LSU Photography and Landscape Architecture Students Document Baton Rouge Neighborhoods for Historic Preservation
Interdisciplinary collaboration is a key aspect of LSU art & design faculty research, and now student curriculum, with numerous courses offered that span across disciplines.
Johanna Warwick, assistant professor of photography, collaborated with landscape architecture assistant professor Nicholas Serrano to teach the course ART 4941 Special Topics: Photography & Preservation in spring 2020. The course is a direct result of Warwick’s work The Bottom, a photography series investigation of the historic neighborhood Old South Baton Rouge, Louisiana. Assistant professor Serrano saw her lecture about the project in Greenville, SC in fall 2019 and the two proposed a collaborative course focused on the relationship of photography in preservation.

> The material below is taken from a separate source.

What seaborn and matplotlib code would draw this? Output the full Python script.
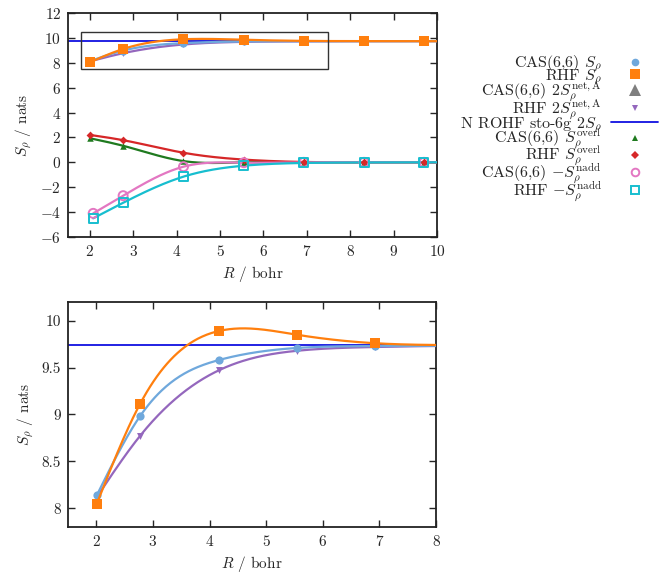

“Seeing my work through the lens of being preservation, we became incredibly excited about the relationship between photography and conservation efforts,” Warwick said. “We built this course together with the belief and goal that our students from different disciplines would be able to educate and collaborate with different areas of expertise, for joint goals.”
The course was designed to investigate the historical role of photography in preservation, bringing together art and design students to examine the topics from different vantage points. Photography and landscape architecture students explored the topic of preservation through memorials, monuments, culture, climate and landscape. The students worked together researching and photographing sites in Baton Rouge that are on National Registers, and making recommendations for sites to be added.
“This course covers the history, theory, and practices of historic preservation, with a particular focus on the historical geographies of the American South,” Serrano said. “Students explore how to identify, investigate, and give voice to the historical narratives of spaces, places, and memories embedded in the built environment.”
For each site students worked together to conduct in-depth research and produce visual evidence. “Partners work closely with each other, sharing their knowledge, skills, and understanding so that each party feels confident in working in new ways,” he said in the course overview. “This means landscape architecture students make photographs as well, and photography students are also be conducting research.”
In future semesters, Warwick and Serrano plan for the entire class to work together to research and document the historic Plank Road neighborhood in Baton Rouge and make recommendations to the city for architecture to be preserved. “We hope to run this course again in the future and address projects that we had to postpone due to the Covid-19 pandemic,” she said.
This course contributed to the college’s goal of cross-collaboration between the School of Art and the Robert Reich School of Landscape Architecture, merging the disciplines of art and design to work together to address issues in local communities.